Pakistani Prime Minister Yousuf Raza Gilani has been charged with contempt in the country's highest court, pleading not guilty to charges that could see him jailed for six months and disqualified from office.
Summoned over the government's two-year refusal to write to authorities in Switzerland asking them to re-open corruption cases against the president, Yousuf Raza Gilani is Pakistan's first premier ever to be charged in office.
A long-running standoff between the government and the judiciary has fanned political instability in the turbulent country, deeply troubled by Al-Qaeda and Taliban violence that many now expect to face early elections within months.
President Asif Ali Zardari and his late wife, former premier Benazir Bhutto, were suspected of using Swiss bank accounts to launder about $12 million in alleged bribes paid by companies seeking customs inspection contracts in Pakistan in the 1990s.
Gilani, who swept into the court dressed in a dark suit, grey tie, white shirt and cufflinks, was charged within minutes of appearing.
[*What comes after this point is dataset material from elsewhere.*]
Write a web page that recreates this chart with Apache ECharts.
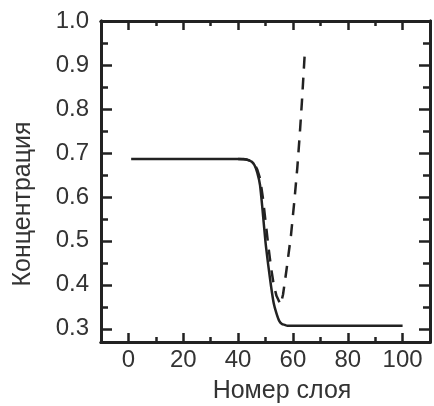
<!DOCTYPE html>
<html>
<head>
<meta charset="utf-8">
<script src="https://cdn.jsdelivr.net/npm/echarts@6/dist/echarts.min.js"></script>
<style>
html,body{margin:0;padding:0;background:#fff;}
#chart{width:434px;height:406px;}
</style>
</head>
<body>
<div id="chart"></div>
<script>
// ---- data ----
const xTicks = [0, 20, 40, 60, 80, 100];
const xMinorTicks = [10, 30, 50, 70, 90];
const yTicks = [0.3, 0.4, 0.5, 0.6, 0.7, 0.8, 0.9, 1.0];
const yMinorTicks = [0.35, 0.45, 0.55, 0.65, 0.75, 0.85, 0.95];

const xTitle = 'Номер слоя';
const yTitle = 'Концентрация';

const solidX = [1, 10, 20, 30, 40, 42, 43, 44, 45, 46, 47, 48, 49, 50, 51, 52, 53, 54, 55, 56, 57, 58, 60, 70, 80, 90, 100];
const solidY = [0.686, 0.686, 0.686, 0.686, 0.686, 0.686, 0.685, 0.683, 0.680, 0.672, 0.655, 0.627, 0.565, 0.497, 0.445, 0.398, 0.358, 0.335, 0.318, 0.311, 0.309, 0.307, 0.307, 0.307, 0.307, 0.307, 0.307];

const dashX = [40, 43, 45, 46, 47, 48, 49, 50, 51, 52, 53, 54, 55.5, 56.4, 57.7, 59.3, 60.5, 61.6, 62.5, 63.3, 64.4];
const dashY = [0.686, 0.685, 0.681, 0.674, 0.662, 0.642, 0.600, 0.545, 0.490, 0.440, 0.400, 0.375, 0.355, 0.378, 0.436, 0.513, 0.589, 0.666, 0.742, 0.818, 0.935];

// ---- chart ----
const FONT = "'Liberation Sans', Arial, sans-serif";
const INK = '#222';
const TXT = '#333';
const X_MIN = -10, X_MAX = 110, Y_MIN = 0.27, Y_MAX = 1.0;

function xAxisDef(pos, vals, len, labels) {
  return {
    type: 'value', position: pos, min: X_MIN, max: X_MAX,
    axisLine: {show: true, onZero: false, lineStyle: {color: INK, width: 3}},
    axisTick: {show: true, inside: true, length: len, customValues: vals, lineStyle: {color: INK, width: 2.5}},
    axisLabel: labels ? {show: true, customValues: vals, margin: 6, fontSize: 24, color: TXT, fontFamily: FONT} : {show: false},
    splitLine: {show: false}
  };
}
function yAxisDef(pos, vals, len, labels) {
  return {
    type: 'value', position: pos, min: Y_MIN, max: Y_MAX,
    axisLine: {show: true, onZero: false, lineStyle: {color: INK, width: 3}},
    axisTick: {show: true, inside: true, length: len, customValues: vals, lineStyle: {color: INK, width: 2.5}},
    axisLabel: labels ? {show: true, customValues: vals, margin: 12, fontSize: 24, color: TXT, fontFamily: FONT,
      formatter: v => v.toFixed(1)} : {show: false},
    splitLine: {show: false}
  };
}

const chart = echarts.init(document.getElementById('chart'), null, {renderer: 'canvas'});
chart.setOption({
  backgroundColor: '#fff',
  animation: false,
  grid: {left: 101, right: 4, top: 21, bottom: 64, containLabel: false},
  xAxis: [
    xAxisDef('bottom', xTicks, 9, true),
    xAxisDef('bottom', xMinorTicks, 5, false),
    xAxisDef('top', xTicks, 9, false),
    xAxisDef('top', xMinorTicks, 5, false)
  ],
  yAxis: [
    yAxisDef('left', yTicks, 11, true),
    yAxisDef('left', yMinorTicks, 7, false),
    yAxisDef('right', yTicks, 11, false),
    yAxisDef('right', yMinorTicks, 7, false)
  ],
  graphic: [
    {type: 'text', x: 282, y: 391, style: {text: xTitle, fontSize: 25, fontFamily: FONT, fill: TXT, textAlign: 'center', textVerticalAlign: 'middle'}},
    {type: 'text', x: 23, y: 204, rotation: Math.PI / 2, style: {text: yTitle, fontSize: 25, fontFamily: FONT, fill: TXT, textAlign: 'center', textVerticalAlign: 'middle'}}
  ],
  series: [
    {
      type: 'line', xAxisIndex: 0, yAxisIndex: 0, symbol: 'none', smooth: false,
      lineStyle: {color: INK, width: 2.5, type: [12, 9]},
      data: dashX.map((x, i) => [x, dashY[i]])
    },
    {
      type: 'line', xAxisIndex: 0, yAxisIndex: 0, symbol: 'none', smooth: 0.2,
      lineStyle: {color: INK, width: 2.5},
      data: solidX.map((x, i) => [x, solidY[i]])
    }
  ]
});
</script>
</body>
</html>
Judge Nasir ul-Mulk read out the indictment and asked the prime minister whether he had heard the charges.
"Yes," Gilani replied.
"Do you plead guilty?" asked Mulk.
"No," Gilani replied.
The court then ordered the attorney general to prosecute the case, giving him until Thursday and the defence until February 27 to file documents, which will then be recorded on February 28. After that, a date will be set for trial.
The prime minister has always insisted that Zardari is immune from prosecution as president and says the cases are politically motivated.
In an interview with Al-Jazeera television at the weekend, he said if convicted, he would lose his seat in parliament and would automatically be removed as prime minister.
"Certainly then there is no need to step down if I am convicted, I am not supposed to be even the member of the parliament," he said.
Security was razor-tight for Monday's hearing, with hundreds of riot police guarding the Supreme Court and queues trailing back from checkpoints where police searched vehicles and helicopters hovering overhead.
The Pakistani court overturned in December 2009 a two-year political amnesty that had frozen investigations into Zardari and other politicians.
The Swiss separately shelved the cases in 2008, when Zardari became head of state, and a prosecutor in Switzerland has said it will be impossible to re-open them as long as he remains president and is immune from prosecution.
Members of the government accuse judges of over-stepping their reach and of trying to bring down the prime minister and president, a year before the administration would become the first in Pakistan to complete an elected term.
"For the first time the prime minister has been charged. It's a sad day for Pakistan," Qamar Zaman Kaira, a senior member of Zardari's Pakistan People's Party (PPP), told reporters outside the court.
The president, who is nicknamed "Mr 10 Percent" for his alleged corruption, has already spent 11 years in jail in Pakistan on charges ranging from corruption to murder although he has never been convicted.